There could be some invisible damages suffered by the drone there could be some intermittent failures in the internal communication or you may see the GPS signal dropout. If there are any damages in the ESC, the rest of the drone might suffer leading to a crash.
Look into the manufacturer’s warranty
If you find repairing your drone is not within your limits, it is good to send it to the service center. If you have purchased drone hull insurance, it would have covered your drone for water damage. In this case, you need not bear the cost of repairing your drone.
Weather is a major factor you will have to deal with on a daily basis if you are an avid drone flyer. Though you might check weather reports before taking your drone out for flying, often things may go wrong rather unexpectedly.
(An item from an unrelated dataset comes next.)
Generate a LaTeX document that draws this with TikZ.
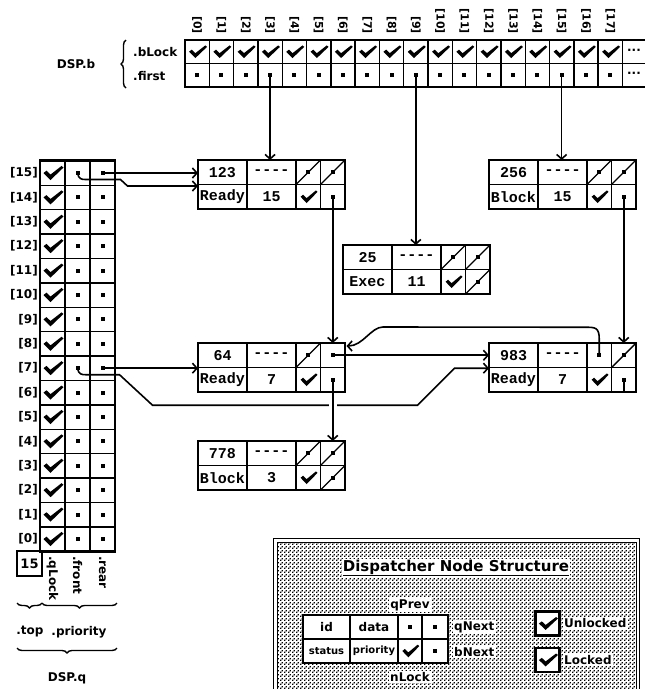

While you may expect mild snowing not to cause any problem to your drone, it is always good to stay prepared for any eventualities.
Not all drones are made to withstand extreme weather conditions. In addition to the moisture element of snow, there are also other factors to deal with like poor visibility, air pressure, cold weather affecting the battery life, airspeed, and others.
Though it is not a bad idea to fly your drone in mild snow, the smallest bit of water damage could also pronounce a serious problem to your drone.
If you anticipate excess moisture or possibilities of rain, it is good to avoid the temptation to fly your drone and wait for good weather to return.
Diminished battery life and unpredictable flight performances are two factors you will have to address while trying to fly your drone under snow.